• Problem details: Look through the data below. Pick out the lines holding the string "image".

━━━ Material provided ━━━

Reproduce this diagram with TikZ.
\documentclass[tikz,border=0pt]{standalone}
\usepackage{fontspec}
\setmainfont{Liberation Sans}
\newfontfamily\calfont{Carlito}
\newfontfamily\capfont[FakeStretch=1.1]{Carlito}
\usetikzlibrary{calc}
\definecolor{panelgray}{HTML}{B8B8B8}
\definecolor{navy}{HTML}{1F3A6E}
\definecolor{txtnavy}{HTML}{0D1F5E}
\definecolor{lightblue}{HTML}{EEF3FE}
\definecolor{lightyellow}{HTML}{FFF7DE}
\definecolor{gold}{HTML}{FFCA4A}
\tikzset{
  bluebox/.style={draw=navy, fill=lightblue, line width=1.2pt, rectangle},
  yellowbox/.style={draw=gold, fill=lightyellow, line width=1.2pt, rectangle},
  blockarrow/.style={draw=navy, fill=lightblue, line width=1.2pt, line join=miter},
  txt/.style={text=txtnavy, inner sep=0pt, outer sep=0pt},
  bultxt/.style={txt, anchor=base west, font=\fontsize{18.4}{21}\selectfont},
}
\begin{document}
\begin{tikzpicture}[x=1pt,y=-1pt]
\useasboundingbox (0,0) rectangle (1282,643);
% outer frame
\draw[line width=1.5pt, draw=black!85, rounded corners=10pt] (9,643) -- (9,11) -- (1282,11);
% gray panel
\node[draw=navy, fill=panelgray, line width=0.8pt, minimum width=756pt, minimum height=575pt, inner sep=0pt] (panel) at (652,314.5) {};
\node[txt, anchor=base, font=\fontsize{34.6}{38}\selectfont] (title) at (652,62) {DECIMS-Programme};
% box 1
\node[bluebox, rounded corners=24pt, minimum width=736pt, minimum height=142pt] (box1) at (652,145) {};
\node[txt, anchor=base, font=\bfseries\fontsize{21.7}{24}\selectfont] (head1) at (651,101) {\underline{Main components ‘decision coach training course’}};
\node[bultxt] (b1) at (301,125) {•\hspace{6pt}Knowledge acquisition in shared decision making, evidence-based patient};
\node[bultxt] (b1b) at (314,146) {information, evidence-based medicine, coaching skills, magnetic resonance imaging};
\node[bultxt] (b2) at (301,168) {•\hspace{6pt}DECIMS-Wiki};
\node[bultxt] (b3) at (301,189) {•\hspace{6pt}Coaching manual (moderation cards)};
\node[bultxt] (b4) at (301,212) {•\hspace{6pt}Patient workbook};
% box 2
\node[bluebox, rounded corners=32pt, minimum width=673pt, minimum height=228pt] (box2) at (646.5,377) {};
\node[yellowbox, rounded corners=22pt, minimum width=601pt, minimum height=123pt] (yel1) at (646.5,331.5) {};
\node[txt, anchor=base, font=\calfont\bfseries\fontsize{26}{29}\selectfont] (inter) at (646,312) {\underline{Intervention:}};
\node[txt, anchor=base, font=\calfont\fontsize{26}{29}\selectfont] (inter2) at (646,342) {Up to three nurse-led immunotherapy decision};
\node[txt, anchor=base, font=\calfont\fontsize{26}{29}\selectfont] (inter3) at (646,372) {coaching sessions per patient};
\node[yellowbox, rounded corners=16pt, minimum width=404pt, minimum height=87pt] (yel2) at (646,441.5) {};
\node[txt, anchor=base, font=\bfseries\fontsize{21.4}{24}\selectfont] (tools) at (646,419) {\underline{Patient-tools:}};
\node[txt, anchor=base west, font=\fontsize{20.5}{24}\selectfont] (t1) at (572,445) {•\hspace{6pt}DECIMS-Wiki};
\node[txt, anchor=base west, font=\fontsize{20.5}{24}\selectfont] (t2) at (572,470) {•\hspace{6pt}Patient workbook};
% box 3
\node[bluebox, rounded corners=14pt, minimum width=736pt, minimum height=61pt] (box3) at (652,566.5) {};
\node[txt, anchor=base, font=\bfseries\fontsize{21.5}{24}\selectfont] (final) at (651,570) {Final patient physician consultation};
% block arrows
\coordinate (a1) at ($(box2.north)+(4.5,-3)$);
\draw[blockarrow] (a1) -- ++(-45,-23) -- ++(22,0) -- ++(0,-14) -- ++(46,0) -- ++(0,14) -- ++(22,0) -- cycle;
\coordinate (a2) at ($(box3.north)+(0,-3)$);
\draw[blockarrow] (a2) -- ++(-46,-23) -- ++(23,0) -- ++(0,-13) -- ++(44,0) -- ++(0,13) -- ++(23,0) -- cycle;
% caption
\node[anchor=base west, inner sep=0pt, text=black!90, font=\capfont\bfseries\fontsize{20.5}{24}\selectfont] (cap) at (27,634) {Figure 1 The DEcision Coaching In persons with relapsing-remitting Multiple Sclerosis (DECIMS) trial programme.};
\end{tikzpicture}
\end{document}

━━━
━━━ Material provided ━━━

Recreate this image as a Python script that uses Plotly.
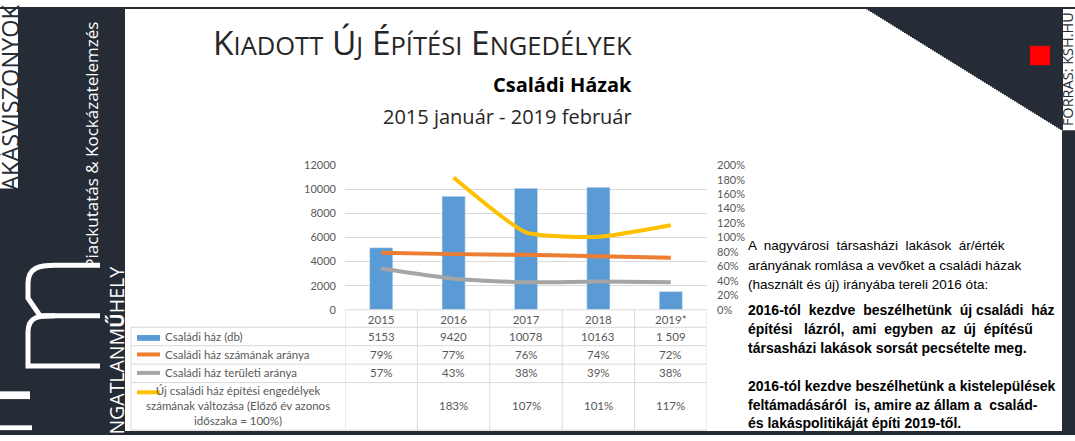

━━━
━━━ Material provided ━━━

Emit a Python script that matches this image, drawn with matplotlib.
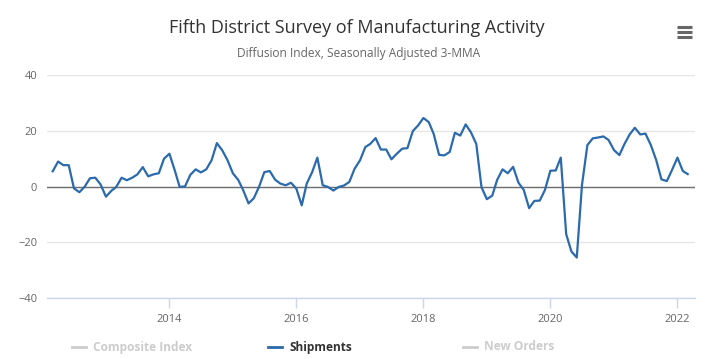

━━━

• Solved problem:
Recreate this image as a Python script that uses Plotly.
Emit a Python script that matches this image, drawn with matplotlib.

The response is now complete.